Jim Taylor
Say What?
Monday, November 21, 2022, 06:32

I first noticed that the loss of hearing was getting bad among some of the SHOOTISTS at the Shootists Holiday in 1986. My Dad, Robert Smythe, and I drove up from Robert’s place in a motor home. It was not the quietest thing, but I did not think it was all that noisy. However, I noticed that Dad and Robert seemed not to hear each other correctly. Dad would say, "Robert, do you want me to make you a sandwich?" and Robert would reply, "No thanks, I’m comfortable sitting up here." Dad would say, "Cheese and what?" and Robert would say, "No, it’s not hot. I’m fine." Needless to say, the conversation kept me awake, but I’m sure Dad and Robert were wondering why I was laughing so much.

Since that time, I have watched The Shootists get together and things seem to be going downhill in the hearing department. Conversations get louder. You hear, "What’d you say?" more often. And "HUH?" seems to be the normal password anywhere. Now I know among married men nerve deafness increases as the years you are married increase. It is a mathematical progression. A man who has been married ten years is five times more nerve-deaf than a man who has been married for five years. This is a common phenomenon and is well-known among wives, having been passed down as a shared experience from mother to daughter for centuries. However, some of the non-married Shootists seem to be getting to where they don’t hear so well either! At the last Holiday I attended, I asked several of them for a small loan of $50 and they looked right at me and then walked away! I did not want to embarrass such young men by pointing out the obvious loss of hearing, so I did not question them again.

I have a theory that the whole world is getting to be a noisier place, causing everyone and everything to lose its hearing sensitivity. My dog can be setting 20 feet away and not hear me when I call him. It MUST be a nerve deafness, since he can hear certain sounds. Sounds like a candy bar being unwrapped or the refrigerator door being opened. He can hear that from across the pasture. But the tone of my voice he cannot hear al all, except for certain words like "EAT, FOOD, etc." My children do not hear me when I call them to come downstairs and pick up their clothes. They can hear a bag of potato chips being opened even though there is four feet of concrete between it and them.

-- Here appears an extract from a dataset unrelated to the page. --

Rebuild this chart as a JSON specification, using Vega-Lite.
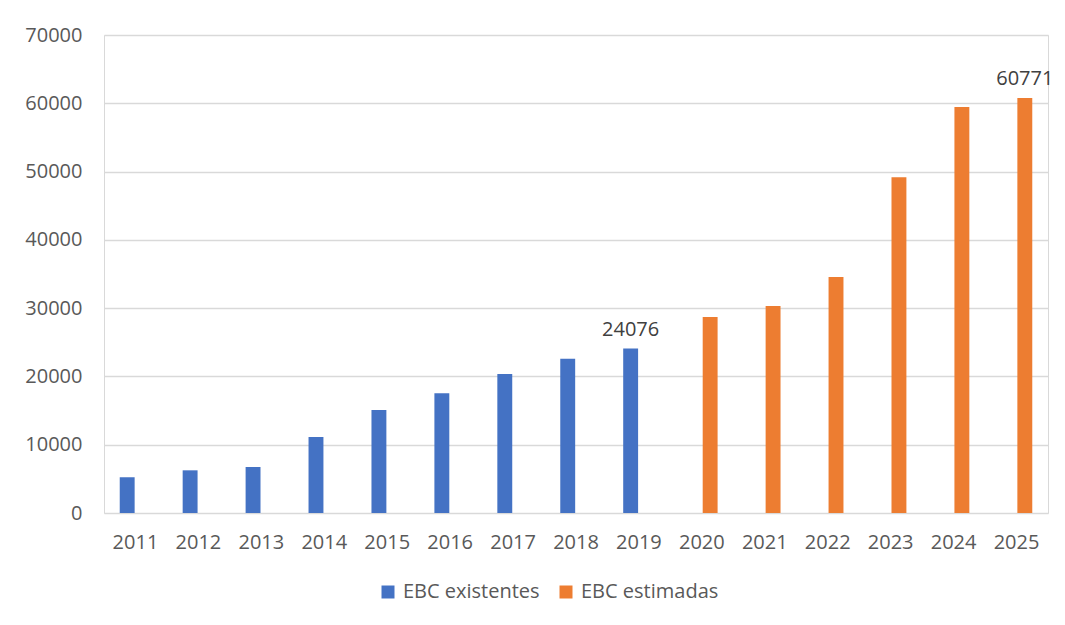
{
  "$schema": "https://vega.github.io/schema/vega-lite/v6.json",
  "width": 944,
  "height": 478,
  "autosize": {"type": "none"},
  "padding": {"left": 104, "top": 35, "right": 17, "bottom": 112},
  "background": "white",
  "config": {
    "view": {"stroke": "#d9d9d9", "strokeWidth": 1},
    "font": "Open Sans"
  },
  "data": {
    "values": [
      {"anio": "2011", "valor": 5230, "serie": "EBC existentes", "etiqueta": ""},
      {"anio": "2012", "valor": 6250, "serie": "EBC existentes", "etiqueta": ""},
      {"anio": "2013", "valor": 6740, "serie": "EBC existentes", "etiqueta": ""},
      {"anio": "2014", "valor": 11130, "serie": "EBC existentes", "etiqueta": ""},
      {"anio": "2015", "valor": 15100, "serie": "EBC existentes", "etiqueta": ""},
      {"anio": "2016", "valor": 17520, "serie": "EBC existentes", "etiqueta": ""},
      {"anio": "2017", "valor": 20350, "serie": "EBC existentes", "etiqueta": ""},
      {"anio": "2018", "valor": 22600, "serie": "EBC existentes", "etiqueta": ""},
      {"anio": "2019", "valor": 24076, "serie": "EBC existentes", "etiqueta": "24076"},
      {"anio": "2020", "valor": 28700, "serie": "EBC estimadas", "etiqueta": ""},
      {"anio": "2021", "valor": 30300, "serie": "EBC estimadas", "etiqueta": ""},
      {"anio": "2022", "valor": 34560, "serie": "EBC estimadas", "etiqueta": ""},
      {"anio": "2023", "valor": 49170, "serie": "EBC estimadas", "etiqueta": ""},
      {"anio": "2024", "valor": 59450, "serie": "EBC estimadas", "etiqueta": ""},
      {"anio": "2025", "valor": 60771, "serie": "EBC estimadas", "etiqueta": "60771"}
    ]
  },
  "encoding": {
    "x": {
      "field": "anio",
      "type": "nominal",
      "scale": {"paddingInner": 0.5, "paddingOuter": 0.25},
      "axis": {
        "title": null,
        "labelAngle": 0,
        "ticks": false,
        "domain": false,
        "grid": false,
        "labelPadding": 19,
        "labelFontSize": 20,
        "labelColor": "#595959"
      }
    },
    "xOffset": {
      "field": "serie",
      "type": "nominal",
      "scale": {"domain": ["EBC existentes", "EBC estimadas"], "paddingInner": 0.1}
    },
    "y": {
      "field": "valor",
      "type": "quantitative",
      "scale": {"domain": [0, 70000], "nice": false},
      "axis": {
        "title": null,
        "values": [0, 10000, 20000, 30000, 40000, 50000, 60000, 70000],
        "format": "d",
        "ticks": false,
        "domain": false,
        "labelPadding": 22,
        "labelFontSize": 20,
        "labelColor": "#595959",
        "gridColor": "#d9d9d9",
        "gridWidth": 1.3
      }
    }
  },
  "layer": [
    {
      "mark": {"type": "bar"},
      "encoding": {
        "color": {
          "field": "serie",
          "type": "nominal",
          "scale": {"domain": ["EBC existentes", "EBC estimadas"], "range": ["#4472C4", "#ED7D31"]},
          "legend": {
            "title": null,
            "orient": "none",
            "direction": "horizontal",
            "legendX": 274,
            "legendY": 547,
            "symbolType": "square",
            "symbolSize": 169,
            "symbolStrokeWidth": 0,
            "labelFontSize": 20,
            "labelColor": "#595959",
            "labelOffset": 5,
            "columnPadding": 16
          }
        }
      }
    },
    {
      "mark": {"type": "text", "baseline": "bottom", "dy": -9, "fontSize": 20, "color": "#404040"},
      "encoding": {
        "text": {"field": "etiqueta", "type": "nominal"}
      }
    }
  ]
}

But it does pain me to see a fine group like The Shootists succumb to this affliction. If it progresses on, ear trumpets will accompany everyone. In addition to buying primers, we will be stocking up on batteries for our hearing aids! Of course, you can be like my Dad and just deny the whole thing. He feels that if you ignore it, it will all just go away. Or never happen in the first place. He quit wondering years ago why the birds had quit singing and crickets had stopped chirping. He blamed it on DDT and has gone happily on his way!

Speaking of crickets reminds me. One night we had a cricket in the house that was about the loudest I had ever heard. While we have been plagued with crickets, usually they are not all that loud. This one was LOUD! And he had the oddest chirp. Not a "cree-deep, cree-deep, cree-deep", as they usually sing, but a "CHEEP!" – real loud and only once. He did that all night long. I got up about 6 A.M. determined to kill the sucker. I moved furniture and he’d chirp and then stop. I looked all over the living room, moved every box and piece of furniture and couldn’t find him. Every once in a while, he’d "CHEEP!" real loud. Finally my daughter came downstairs and asked what I was doing. I told her and she just stood there and pointed up on the wall over the door. Sure enough. There sat my smoke detector, letting me know the battery was getting low.